FDIC Looks to Research Used in Private Sector for Pricing and Managing Risk
October 3, 2002
The FDIC continued to follow up on its April 2001 Recommendations for Deposit Insurance Reform by tackling perhaps the most complex question -- how to price deposit insurance. At a recent Conference sponsored jointly by the FDIC and Journal of Financial Services Research (JFSR), leading scholars and researchers examined the implications of the latest developments in credit risk modeling and related risk measurement methods for pricing federal deposit insurance.
In order to address fundamental flaws in our system of providing deposit insurance, the FDIC recommended a comprehensive set of reforms. Among these recommendations was a request for new authority to charge premiums that are more closely tied to banks' actual risk profiles. While this is sound theory -- consistent with policies implemented by private-sector insurance companies -- there are nonetheless legitimate questions about how specifically the FDIC would determine and price the risk in banks. Another recommendation in last year's package was a request to move beyond the static fund target in current law toward a more dynamic target that reflects the aggregate risk on the FDIC's balance sheet. This also poses a challenge for the FDIC as it seeks to determine how best to adjust the size of the insurance fund in response to changes in the economy and other risk factors.
In an effort to seek solutions to these challenging questions, the FDIC is increasingly looking to pricing techniques that have been successful in the private sector. The recent Conference was in keeping with this effort, as the FDIC joined with the JFSR to invite academics, fellow bank regulators, and other industry experts to submit advanced research focused on the specific pricing and risk measurement issues posed by federal deposit insurance.

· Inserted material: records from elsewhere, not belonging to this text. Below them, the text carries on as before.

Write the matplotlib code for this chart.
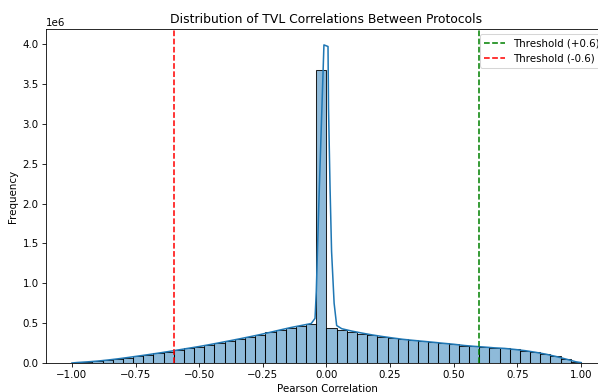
import numpy as np
import matplotlib
matplotlib.use("Agg")
import matplotlib.pyplot as plt

# ---- data (counts in millions) ----
bin_width = 0.04
bin_lefts = np.round(np.arange(-1.0, 1.0, bin_width), 2)
counts_m = [0.005, 0.012, 0.022, 0.035, 0.05, 0.068, 0.085, 0.103, 0.122, 0.142,
            0.163, 0.184, 0.205, 0.228, 0.252, 0.277, 0.302, 0.328, 0.355, 0.385,
            0.415, 0.445, 0.47, 0.495,
            3.67,
            0.44, 0.42, 0.39, 0.37, 0.35, 0.33, 0.313, 0.296, 0.284, 0.272,
            0.26, 0.247, 0.234, 0.217, 0.208, 0.2, 0.19, 0.184, 0.17, 0.155,
            0.134, 0.113, 0.084, 0.05, 0.017]

kde_x = [-1.00, -0.98, -0.94, -0.90, -0.86, -0.82, -0.78, -0.74, -0.70, -0.66,
         -0.62, -0.58, -0.54, -0.50, -0.46, -0.42, -0.38, -0.34, -0.30, -0.26,
         -0.22, -0.18, -0.14, -0.10, -0.06, -0.045, -0.04, -0.03, -0.02, -0.01,
         0.006, 0.008, 0.014, 0.02, 0.03, 0.04, 0.06, 0.10, 0.14, 0.18,
         0.22, 0.26, 0.30, 0.34, 0.38, 0.42, 0.46, 0.50, 0.54, 0.58,
         0.62, 0.66, 0.70, 0.74, 0.78, 0.82, 0.86, 0.90, 0.94, 0.98, 1.00]
kde_m = [0.0, 0.006, 0.014, 0.024, 0.037, 0.052, 0.069, 0.087, 0.105, 0.124,
         0.144, 0.165, 0.186, 0.207, 0.23, 0.254, 0.279, 0.304, 0.33, 0.357,
         0.386, 0.416, 0.445, 0.47, 0.495, 0.56, 0.9, 2.0, 3.0, 3.99,
         3.97, 3.2, 2.2, 1.4, 0.75, 0.47, 0.43, 0.40, 0.375, 0.352,
         0.332, 0.314, 0.297, 0.284, 0.272, 0.26, 0.247, 0.235, 0.22, 0.209,
         0.2, 0.19, 0.183, 0.17, 0.155, 0.135, 0.112, 0.083, 0.05, 0.015, 0.005]

thresholds = [0.6, -0.6]
threshold_labels = ["Threshold (+0.6)", "Threshold (-0.6)"]
threshold_colors = ["green", "red"]

counts = np.array(counts_m) * 1e6
kde_y = np.array(kde_m) * 1e6

DPI = 74
fig = plt.figure(figsize=(598 / DPI, 392 / DPI), dpi=DPI)
ax = fig.add_axes([46 / 598, 1 - 363 / 392, (609 - 46) / 598, (363 - 29) / 392])

ax.bar(bin_lefts, counts, width=bin_width, align="edge",
       facecolor=(0.1216, 0.4667, 0.7059, 0.5), edgecolor=(0, 0, 0, 0.85), linewidth=1)
ax.plot(kde_x, kde_y, color="#1f77b4", linewidth=1.5)

for t, lab, c in zip(thresholds, threshold_labels, threshold_colors):
    ax.axvline(t, color=c, linestyle="--", label=lab)

ax.set_xlim(-1.102, 1.11)
ax.set_ylim(0, 3.99e6 * 1.05)
ax.set_title("Distribution of TVL Correlations Between Protocols", x=0.4975)
ax.set_xlabel("Pearson Correlation")
ax.set_ylabel("Frequency")
ax.legend(loc="upper right")

fig.savefig("out.png", dpi=DPI)
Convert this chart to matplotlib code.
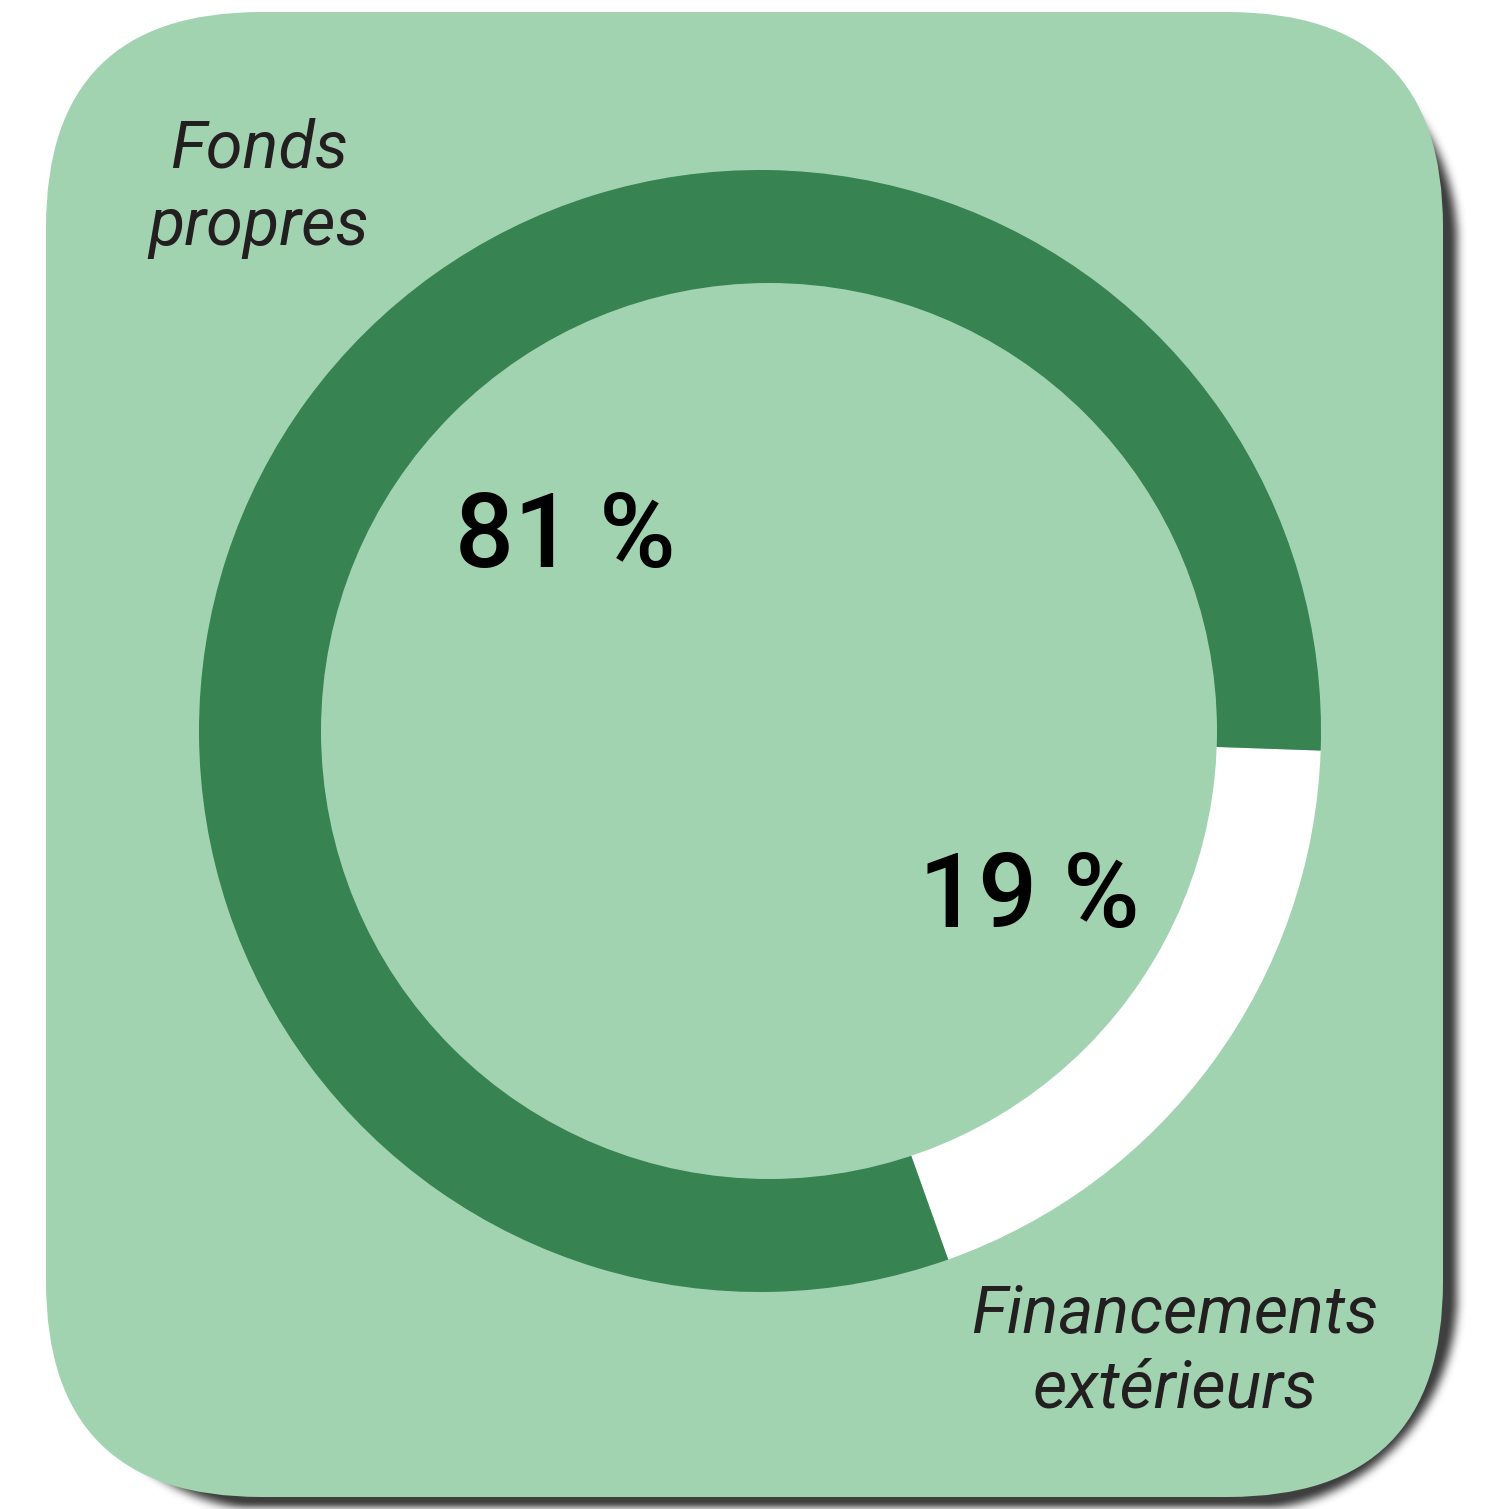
import numpy as np
import matplotlib.pyplot as plt
from matplotlib.patches import FancyBboxPatch, Circle

# ── Data ──
labels = ["Financements\nextérieurs", "Fonds\npropres"]
shares = [19, 81]
pct_labels = ["19 %", "81 %"]
colors = ["#ffffff", "#378352"]

BOX_COLOR = "#a1d3b1"
TEXT_COLOR = "#231f20"
FONT = ["Roboto", "DejaVu Sans"]

W, H = 1485, 1509
fig = plt.figure(figsize=(W / 100, H / 100), dpi=100)
ax = fig.add_axes([0, 0, 1, 1])
ax.axis("off")

# ── card geometry (pixel coords, y up) ──
bx, by, bw, bh, rad = 46, 12, 1397, 1485, 215


def rounded_mask(x0, y0, w, h, r):
    yy, xx = np.mgrid[0:H, 0:W] + 0.5
    yy = H - yy  # flip to y-up
    cx = np.clip(xx, x0 + r, x0 + w - r)
    cy = np.clip(yy, y0 + r, y0 + h - r)
    return ((xx - cx) ** 2 + (yy - cy) ** 2 <= r * r).astype(float)


def box_blur(a, k):
    ker = np.ones(k) / k
    a = np.apply_along_axis(lambda v: np.convolve(v, ker, mode="same"), 0, a)
    a = np.apply_along_axis(lambda v: np.convolve(v, ker, mode="same"), 1, a)
    return a


# soft drop shadow, offset right/down
shadow = rounded_mask(bx + 14, by - 14, bw, bh, rad)
for _ in range(3):
    shadow = box_blur(shadow, 9)
rgba = np.zeros((H, W, 4))
rgba[..., :3] = 0.25
rgba[..., 3] = np.clip(shadow * 1.05, 0, 1)
ax.imshow(rgba, extent=(0, W, 0, H), origin="upper", zorder=1,
          interpolation="nearest")

ax.add_patch(FancyBboxPatch((bx + rad, by + rad), bw - 2 * rad, bh - 2 * rad,
                            boxstyle=f"round,pad={rad}", fc=BOX_COLOR,
                            ec="none", zorder=2))

# ── donut (outer disc split, inner hole drawn on top) ──
wedges, _ = ax.pie(shares, colors=colors, startangle=-70.4, counterclock=True,
                   center=(760, 778), radius=561,
                   wedgeprops=dict(edgecolor="none"))
for w in wedges:
    w.set_zorder(3)
ax.add_patch(Circle((769, 778), 448, fc=BOX_COLOR, ec="none", zorder=3.5))

ax.set_xlim(0, W)
ax.set_ylim(0, H)
ax.set_aspect("auto")

# percentages
ax.text(1029, H - 927, pct_labels[0], fontsize=75, fontweight="medium",
        family=FONT, color="black", ha="center", va="baseline", zorder=4)
ax.text(565, H - 567, pct_labels[1], fontsize=75, fontweight="medium",
        family=FONT, color="black", ha="center", va="baseline", zorder=4)

# category labels, one line at a time
label_pos = [(1175, [1333, 1407]), (259, [167, 245])]
for lab, (x, bases) in zip(labels, label_pos):
    for line, yb in zip(lab.split("\n"), bases):
        ax.text(x, H - yb, line, fontsize=48, style="italic", family=FONT,
                color=TEXT_COLOR, ha="center", va="baseline", zorder=4)

fig.savefig("out.png", dpi=100, facecolor="white")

Research presented at the Conference centered around three basic issues: the FDIC's loss exposure, the probability of default for individual banks, and "severity," or the loss rate given default. The research offered new approaches for the Corporation's risk measurement and deposit insurance pricing. Participants discussed the feasibility of using private-sector models to gauge the risks to the insurance fund, as well as the potential sensitivity of these models to changes in underlying economic conditions and other factors that influence risk exposure. They also explored a wide range of practical policy considerations concerning cost burden, the limitations of risk measurement methods, and incentives relating to pricing deposit insurance.
Three papers presented at the Conference broke new ground in applying the latest generation of credit risk models to the problem of pricing federal deposit insurance. These models are similar to those used by the most sophisticated banking and financial institutions, and this class of models is currently under review by the Basel Committee on Bank Supervision for use in measuring capital adequacy.
In addition, two papers investigated the use of yield spreads on the publicly traded subordinated debt of insured institutions as a possible indicator of default risk. The final two papers explored new ways of using supervisory information and bank financial data to price deposit insurance. One of these papers presented a novel proposal to use the interest rates that banks charge their commercial borrowers to gauge the default risk posed to the insurance fund.
The Conference proved most useful in identifying promising approaches for enhancing the measurement of FDIC risk exposure and laying the groundwork for future research in this area. According to the Director of the FDIC's Division of Insurance and Research, Art Murton, "From the FDIC's perspective, the Conference was a major success. The research presented represents the state of the art in risk measurement and pricing, and the authors were successful in adapting those techniques to the FDIC's business problems. We plan to pursue an aggressive research agenda in partnership with these and other experts in this field, building on the foundation of the work presented at this Conference."